- [Problem statement]
Retype exactly the lines from the first one through the line with "series_names = ['Marijuana', 'Injection", including both ends; skip any pictures.

::: Material provided :::

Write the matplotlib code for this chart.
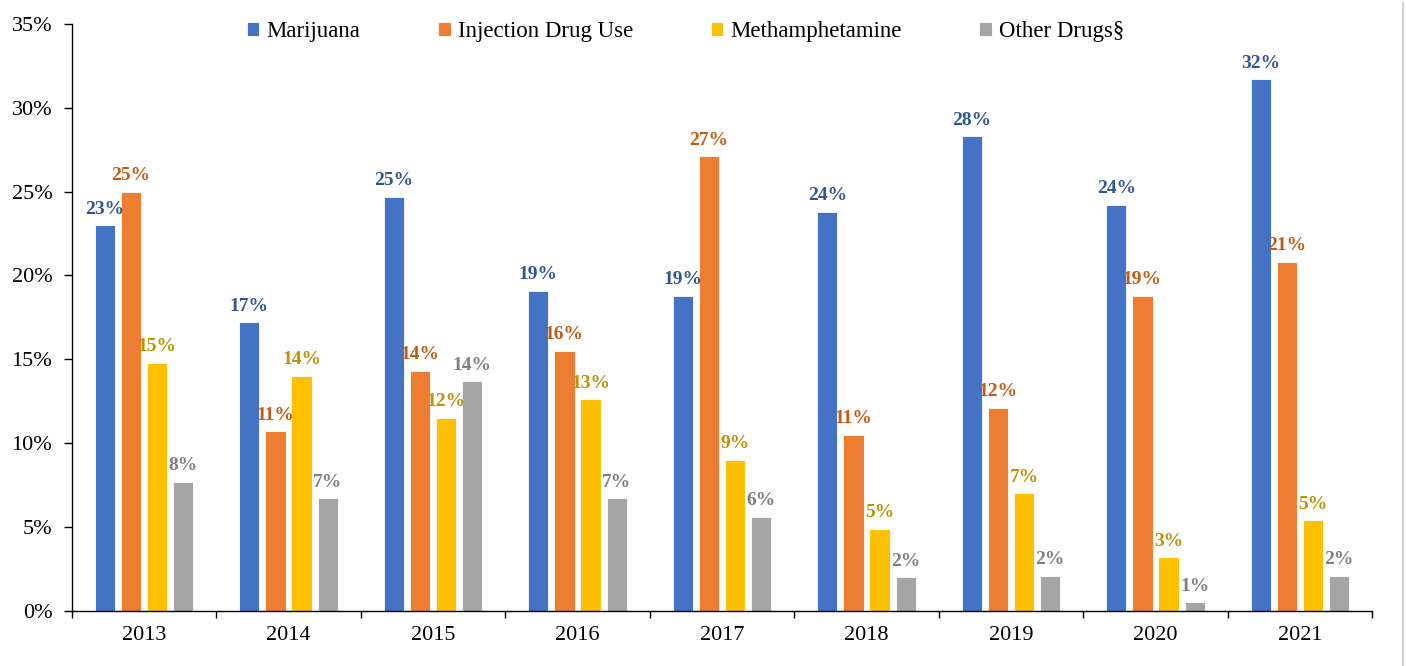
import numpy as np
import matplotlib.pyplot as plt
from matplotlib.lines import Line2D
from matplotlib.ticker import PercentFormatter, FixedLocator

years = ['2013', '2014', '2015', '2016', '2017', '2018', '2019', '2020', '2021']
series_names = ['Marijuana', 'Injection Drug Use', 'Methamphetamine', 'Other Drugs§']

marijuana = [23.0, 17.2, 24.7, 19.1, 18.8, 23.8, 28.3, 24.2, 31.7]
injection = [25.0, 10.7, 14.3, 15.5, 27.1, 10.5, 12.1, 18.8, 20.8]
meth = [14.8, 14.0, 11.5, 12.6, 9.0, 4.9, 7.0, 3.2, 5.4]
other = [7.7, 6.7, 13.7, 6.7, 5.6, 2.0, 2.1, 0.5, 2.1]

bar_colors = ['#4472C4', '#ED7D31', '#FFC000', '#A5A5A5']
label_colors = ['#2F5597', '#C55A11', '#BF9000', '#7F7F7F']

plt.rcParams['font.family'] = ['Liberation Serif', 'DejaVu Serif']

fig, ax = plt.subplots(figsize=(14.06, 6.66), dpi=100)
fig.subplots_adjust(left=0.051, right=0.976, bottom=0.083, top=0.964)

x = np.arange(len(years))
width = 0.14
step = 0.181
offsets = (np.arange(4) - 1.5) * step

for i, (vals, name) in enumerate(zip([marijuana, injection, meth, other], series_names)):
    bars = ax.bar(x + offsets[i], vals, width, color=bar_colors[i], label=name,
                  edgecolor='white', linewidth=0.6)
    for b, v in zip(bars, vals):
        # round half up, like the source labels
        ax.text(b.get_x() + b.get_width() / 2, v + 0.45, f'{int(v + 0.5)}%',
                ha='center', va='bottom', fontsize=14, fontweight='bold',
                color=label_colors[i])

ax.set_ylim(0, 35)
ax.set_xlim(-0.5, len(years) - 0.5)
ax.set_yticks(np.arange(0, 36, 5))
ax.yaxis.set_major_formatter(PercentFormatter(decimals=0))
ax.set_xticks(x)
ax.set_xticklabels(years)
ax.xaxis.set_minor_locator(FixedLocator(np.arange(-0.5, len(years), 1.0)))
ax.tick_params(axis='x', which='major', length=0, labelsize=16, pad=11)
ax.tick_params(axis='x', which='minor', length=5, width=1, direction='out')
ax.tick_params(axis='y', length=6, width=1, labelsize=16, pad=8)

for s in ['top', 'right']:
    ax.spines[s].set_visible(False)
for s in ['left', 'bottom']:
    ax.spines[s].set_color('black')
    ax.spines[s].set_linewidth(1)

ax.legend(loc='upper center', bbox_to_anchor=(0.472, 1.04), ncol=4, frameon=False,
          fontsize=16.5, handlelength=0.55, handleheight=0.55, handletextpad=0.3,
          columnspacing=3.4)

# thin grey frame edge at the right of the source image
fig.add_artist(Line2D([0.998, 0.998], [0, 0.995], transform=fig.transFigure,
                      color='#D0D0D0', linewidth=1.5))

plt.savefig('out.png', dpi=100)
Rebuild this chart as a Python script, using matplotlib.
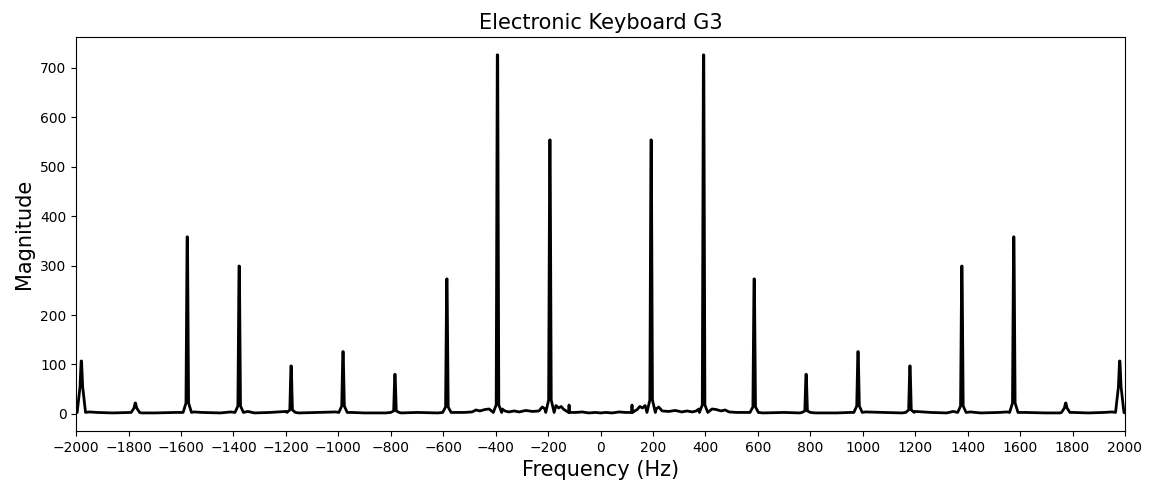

:::

- [Written answer]
Write the matplotlib code for this chart.
import numpy as np
import matplotlib.pyplot as plt
from matplotlib.lines import Line2D
from matplotlib.ticker import PercentFormatter, FixedLocator

years = ['2013', '2014', '2015', '2016', '2017', '2018', '2019', '2020', '2021']
series_names = ['Marijuana', 'Injection Drug Use', 'Methamphetamine', 'Other Drugs§']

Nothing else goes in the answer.